If this is for native apps, you can try the following,
- Store an access key in your app bundle. Nobody other than app owner (yourself) can have this.
- Change your API so that only requests with the access key set in header will succeed.
- Use HTTPS so that nobody can read the encrypted access key.
If you don’t use HTTPS, you can still manually hash the access key with something in the header (only your server and app logic knows how) so that man in the middle can’t pretend to be your app.
If this is for pure web apps,
I would first suggest wrapping the pure web app inside a native app (a.k.a. Hybrid app) so that you can achieve the protection outlined above, by bundling a secret key inside the app. Developing a native app with a single web view inside shouldn't cost too much.

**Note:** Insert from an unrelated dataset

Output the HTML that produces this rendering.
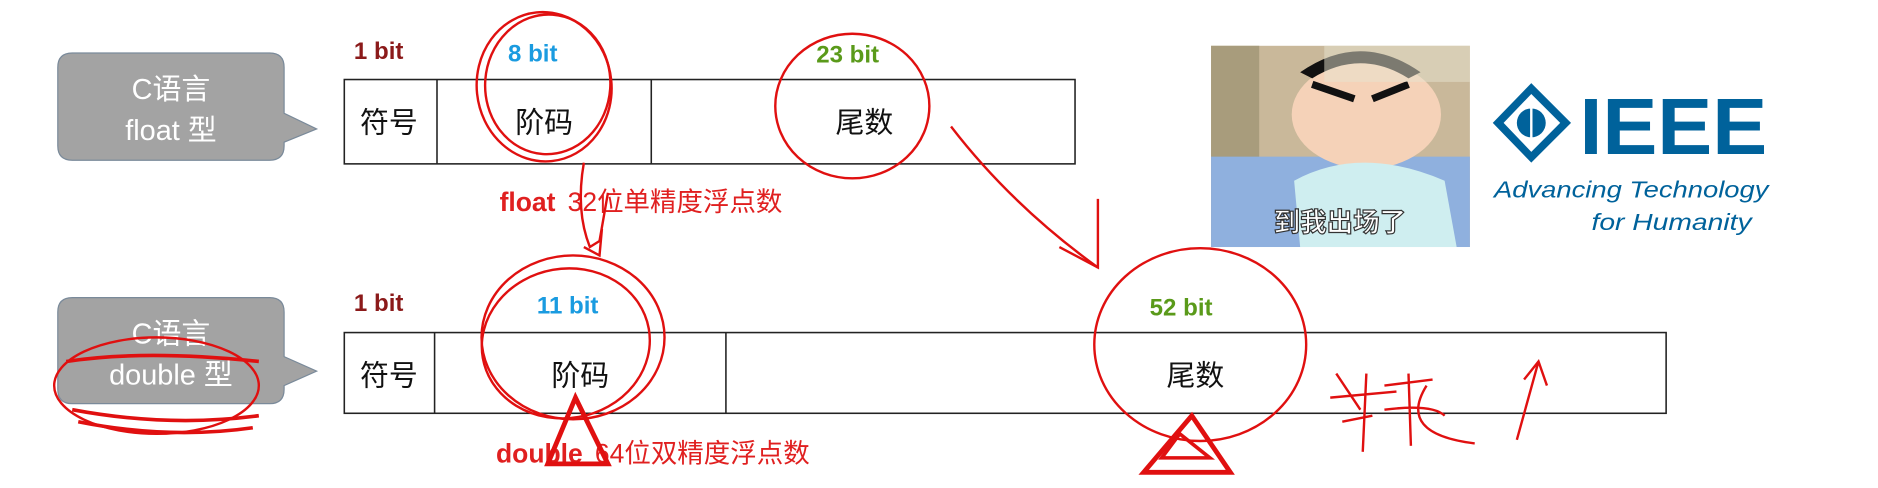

However, if that is not possible, so your app remains a pure web app - here is a potential option,
- When server serves the web app, supply an access key.
- When the web app makes API call it needs to supply a hashed version of the access key.
- How your web app hashes depends on logic that are implemented in minified+obfuscated codes.
- Your backend API then validate the hash by applying the same hidden logic to the stored access key to calculate the hash and see if it matches.
- You can change the hidden logic and access key as frequent as needed to reduce the chance of someone getting the right hash.
This is of course not bullet-proof but as you know, there is no perfect security and this probably achieves the purpose (and hopefully fits the bill). I would say going hybrid is more cost-effective though.